What is needed: Take the lines from the top down to and including the one with "import seaborn as sns" and repeat them exactly. Omit images.

Provided material:
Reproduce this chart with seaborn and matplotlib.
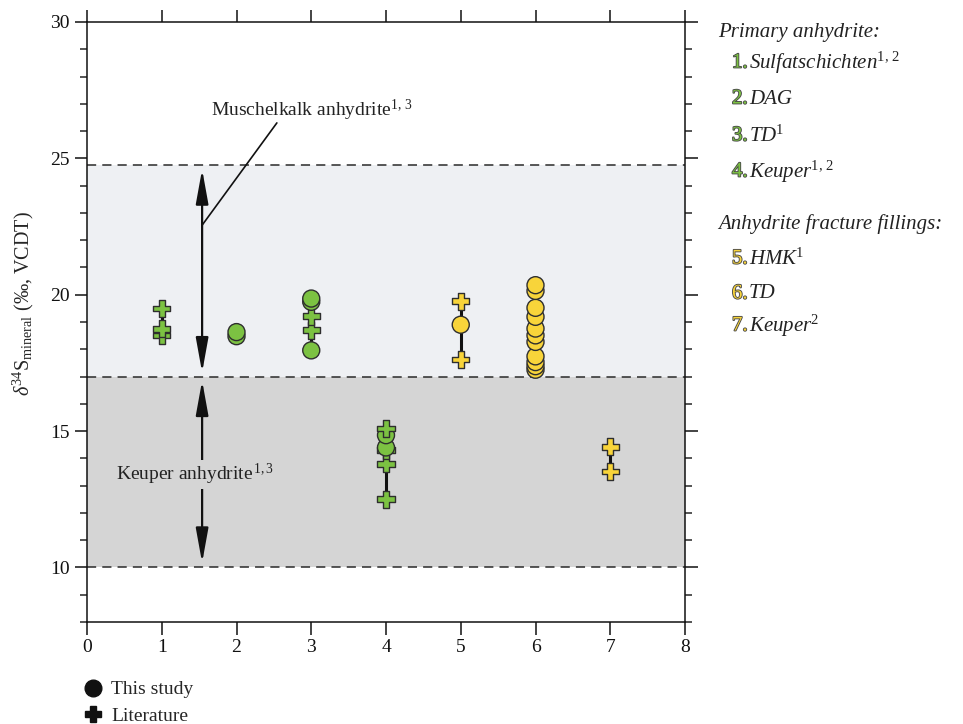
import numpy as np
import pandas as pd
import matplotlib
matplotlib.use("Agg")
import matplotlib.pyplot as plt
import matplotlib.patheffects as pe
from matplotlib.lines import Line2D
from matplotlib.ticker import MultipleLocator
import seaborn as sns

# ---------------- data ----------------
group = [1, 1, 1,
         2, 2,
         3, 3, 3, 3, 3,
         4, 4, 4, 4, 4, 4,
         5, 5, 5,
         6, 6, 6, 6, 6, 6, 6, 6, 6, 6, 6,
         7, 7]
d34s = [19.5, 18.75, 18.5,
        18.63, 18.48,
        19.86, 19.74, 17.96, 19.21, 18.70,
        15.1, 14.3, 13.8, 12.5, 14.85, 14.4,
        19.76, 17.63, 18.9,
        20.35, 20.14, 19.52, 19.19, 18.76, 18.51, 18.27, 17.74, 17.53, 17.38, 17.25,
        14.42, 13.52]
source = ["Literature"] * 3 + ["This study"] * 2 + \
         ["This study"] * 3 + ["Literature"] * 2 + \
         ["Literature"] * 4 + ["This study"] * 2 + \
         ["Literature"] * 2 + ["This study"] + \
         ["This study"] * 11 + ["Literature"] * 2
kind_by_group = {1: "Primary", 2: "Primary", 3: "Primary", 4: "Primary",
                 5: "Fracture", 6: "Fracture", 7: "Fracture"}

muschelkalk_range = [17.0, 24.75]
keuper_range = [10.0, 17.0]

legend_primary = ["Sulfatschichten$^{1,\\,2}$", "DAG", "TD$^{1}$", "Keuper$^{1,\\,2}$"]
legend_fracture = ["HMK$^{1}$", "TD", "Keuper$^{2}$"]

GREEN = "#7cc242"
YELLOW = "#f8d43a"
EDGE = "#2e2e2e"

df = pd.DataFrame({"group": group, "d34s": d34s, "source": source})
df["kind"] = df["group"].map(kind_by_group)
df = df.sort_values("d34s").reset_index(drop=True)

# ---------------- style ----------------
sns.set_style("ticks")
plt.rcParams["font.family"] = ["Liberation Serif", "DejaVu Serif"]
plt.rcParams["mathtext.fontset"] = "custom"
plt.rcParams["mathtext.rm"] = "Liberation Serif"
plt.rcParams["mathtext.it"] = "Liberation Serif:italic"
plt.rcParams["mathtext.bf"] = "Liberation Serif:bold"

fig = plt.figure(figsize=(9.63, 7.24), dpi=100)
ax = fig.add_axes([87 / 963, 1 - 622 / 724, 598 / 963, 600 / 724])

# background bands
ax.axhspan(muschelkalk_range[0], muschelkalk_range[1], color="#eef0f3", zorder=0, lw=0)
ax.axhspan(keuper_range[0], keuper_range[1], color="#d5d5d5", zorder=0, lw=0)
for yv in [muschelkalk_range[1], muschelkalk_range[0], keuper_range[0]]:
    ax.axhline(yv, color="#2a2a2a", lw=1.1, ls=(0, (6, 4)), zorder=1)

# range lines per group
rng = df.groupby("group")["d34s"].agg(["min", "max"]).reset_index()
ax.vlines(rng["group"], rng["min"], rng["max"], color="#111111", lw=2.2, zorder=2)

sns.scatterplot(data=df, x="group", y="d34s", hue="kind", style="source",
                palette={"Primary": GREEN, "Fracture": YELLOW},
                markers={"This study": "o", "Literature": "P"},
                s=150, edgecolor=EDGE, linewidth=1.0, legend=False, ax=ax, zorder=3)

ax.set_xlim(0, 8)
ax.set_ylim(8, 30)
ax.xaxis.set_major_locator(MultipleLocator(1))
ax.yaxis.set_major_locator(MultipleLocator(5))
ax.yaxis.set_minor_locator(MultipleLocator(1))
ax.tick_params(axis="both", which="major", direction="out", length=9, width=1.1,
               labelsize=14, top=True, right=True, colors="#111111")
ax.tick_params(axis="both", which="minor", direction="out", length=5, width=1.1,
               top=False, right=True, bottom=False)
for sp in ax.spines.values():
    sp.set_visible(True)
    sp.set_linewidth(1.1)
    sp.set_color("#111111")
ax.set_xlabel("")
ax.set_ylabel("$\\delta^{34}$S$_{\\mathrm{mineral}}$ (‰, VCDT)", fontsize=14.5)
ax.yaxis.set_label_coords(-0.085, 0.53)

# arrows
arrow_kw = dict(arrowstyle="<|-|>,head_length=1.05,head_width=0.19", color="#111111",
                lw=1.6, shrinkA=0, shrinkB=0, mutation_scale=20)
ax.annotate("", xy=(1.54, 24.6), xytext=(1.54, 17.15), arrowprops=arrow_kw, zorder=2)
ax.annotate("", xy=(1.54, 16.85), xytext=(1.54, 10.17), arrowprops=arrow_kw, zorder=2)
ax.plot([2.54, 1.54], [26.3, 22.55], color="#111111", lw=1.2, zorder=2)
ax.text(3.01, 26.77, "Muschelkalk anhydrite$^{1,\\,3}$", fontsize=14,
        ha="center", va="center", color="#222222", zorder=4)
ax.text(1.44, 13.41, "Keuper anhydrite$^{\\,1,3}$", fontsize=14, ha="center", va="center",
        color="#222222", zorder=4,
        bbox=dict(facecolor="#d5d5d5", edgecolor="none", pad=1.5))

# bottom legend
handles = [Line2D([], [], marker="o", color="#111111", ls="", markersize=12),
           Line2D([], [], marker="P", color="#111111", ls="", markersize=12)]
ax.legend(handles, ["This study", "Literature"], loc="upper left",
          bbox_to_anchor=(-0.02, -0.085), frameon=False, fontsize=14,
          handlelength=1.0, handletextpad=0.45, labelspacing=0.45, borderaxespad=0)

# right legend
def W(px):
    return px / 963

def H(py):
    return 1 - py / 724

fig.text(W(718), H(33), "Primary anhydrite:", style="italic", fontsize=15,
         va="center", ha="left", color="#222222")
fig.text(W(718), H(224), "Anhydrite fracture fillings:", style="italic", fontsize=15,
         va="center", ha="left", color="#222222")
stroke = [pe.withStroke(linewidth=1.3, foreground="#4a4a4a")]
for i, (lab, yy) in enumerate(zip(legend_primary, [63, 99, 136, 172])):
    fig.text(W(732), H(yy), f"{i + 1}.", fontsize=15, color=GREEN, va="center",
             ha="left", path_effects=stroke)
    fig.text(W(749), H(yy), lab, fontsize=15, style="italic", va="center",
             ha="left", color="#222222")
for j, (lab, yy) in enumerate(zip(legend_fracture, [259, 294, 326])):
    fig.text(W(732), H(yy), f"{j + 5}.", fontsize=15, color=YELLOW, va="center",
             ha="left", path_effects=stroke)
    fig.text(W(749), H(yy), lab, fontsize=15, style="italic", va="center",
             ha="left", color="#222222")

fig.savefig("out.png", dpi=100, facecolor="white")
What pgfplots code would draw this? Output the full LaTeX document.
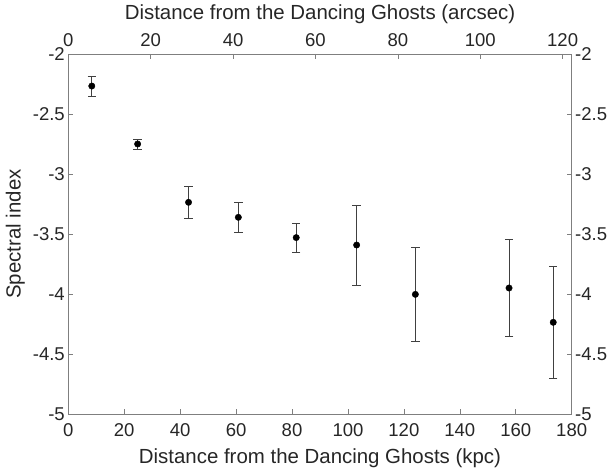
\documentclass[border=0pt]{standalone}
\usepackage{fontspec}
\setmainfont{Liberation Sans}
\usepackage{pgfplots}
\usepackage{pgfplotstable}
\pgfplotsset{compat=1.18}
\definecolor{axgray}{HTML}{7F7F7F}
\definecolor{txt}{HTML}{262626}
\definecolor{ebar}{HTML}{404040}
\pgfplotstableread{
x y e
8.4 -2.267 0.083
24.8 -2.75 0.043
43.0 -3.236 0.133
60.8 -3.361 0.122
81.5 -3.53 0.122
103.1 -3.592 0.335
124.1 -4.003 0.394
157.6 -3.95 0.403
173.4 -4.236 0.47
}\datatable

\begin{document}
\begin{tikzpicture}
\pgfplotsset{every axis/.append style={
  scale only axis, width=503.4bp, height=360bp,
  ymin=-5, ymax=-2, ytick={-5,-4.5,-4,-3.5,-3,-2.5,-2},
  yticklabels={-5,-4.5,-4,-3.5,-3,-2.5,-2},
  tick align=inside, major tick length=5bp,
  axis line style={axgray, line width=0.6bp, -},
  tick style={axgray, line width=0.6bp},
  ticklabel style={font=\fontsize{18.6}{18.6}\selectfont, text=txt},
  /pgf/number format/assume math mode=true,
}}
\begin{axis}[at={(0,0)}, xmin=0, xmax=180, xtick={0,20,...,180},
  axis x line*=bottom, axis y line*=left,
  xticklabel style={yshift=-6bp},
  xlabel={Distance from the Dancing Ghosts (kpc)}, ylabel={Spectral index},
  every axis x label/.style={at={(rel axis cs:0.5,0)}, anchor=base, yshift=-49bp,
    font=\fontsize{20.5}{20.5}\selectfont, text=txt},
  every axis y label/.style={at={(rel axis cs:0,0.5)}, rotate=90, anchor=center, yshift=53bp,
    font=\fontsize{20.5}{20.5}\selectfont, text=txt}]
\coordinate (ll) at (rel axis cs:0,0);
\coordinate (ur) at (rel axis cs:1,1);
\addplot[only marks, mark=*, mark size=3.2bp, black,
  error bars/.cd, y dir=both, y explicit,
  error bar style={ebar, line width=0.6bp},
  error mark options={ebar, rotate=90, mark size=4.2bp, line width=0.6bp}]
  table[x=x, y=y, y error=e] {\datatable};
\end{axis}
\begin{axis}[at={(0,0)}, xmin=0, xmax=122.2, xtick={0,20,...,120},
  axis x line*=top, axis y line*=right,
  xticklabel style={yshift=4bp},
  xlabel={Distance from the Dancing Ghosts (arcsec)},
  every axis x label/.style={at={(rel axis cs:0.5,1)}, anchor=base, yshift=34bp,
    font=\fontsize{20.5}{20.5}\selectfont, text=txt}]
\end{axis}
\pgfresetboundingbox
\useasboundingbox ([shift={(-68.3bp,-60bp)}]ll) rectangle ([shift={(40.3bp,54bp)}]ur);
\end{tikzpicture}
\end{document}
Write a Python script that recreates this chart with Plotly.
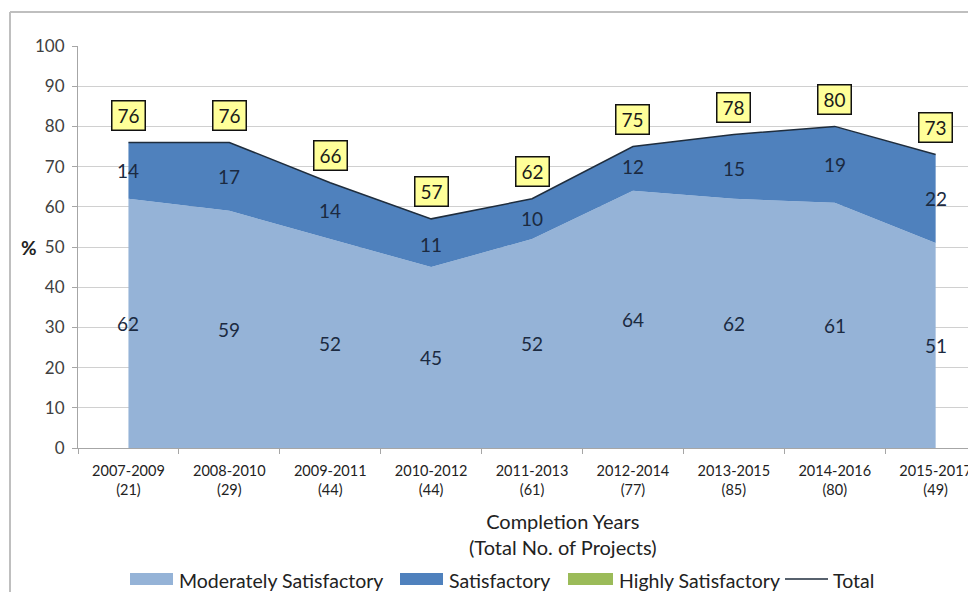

Written solution:
Reproduce this chart with seaborn and matplotlib.
import numpy as np
import pandas as pd
import matplotlib
matplotlib.use("Agg")
import matplotlib.pyplot as plt
import matplotlib.patheffects as pe
from matplotlib.lines import Line2D
from matplotlib.ticker import MultipleLocator
import seaborn as sns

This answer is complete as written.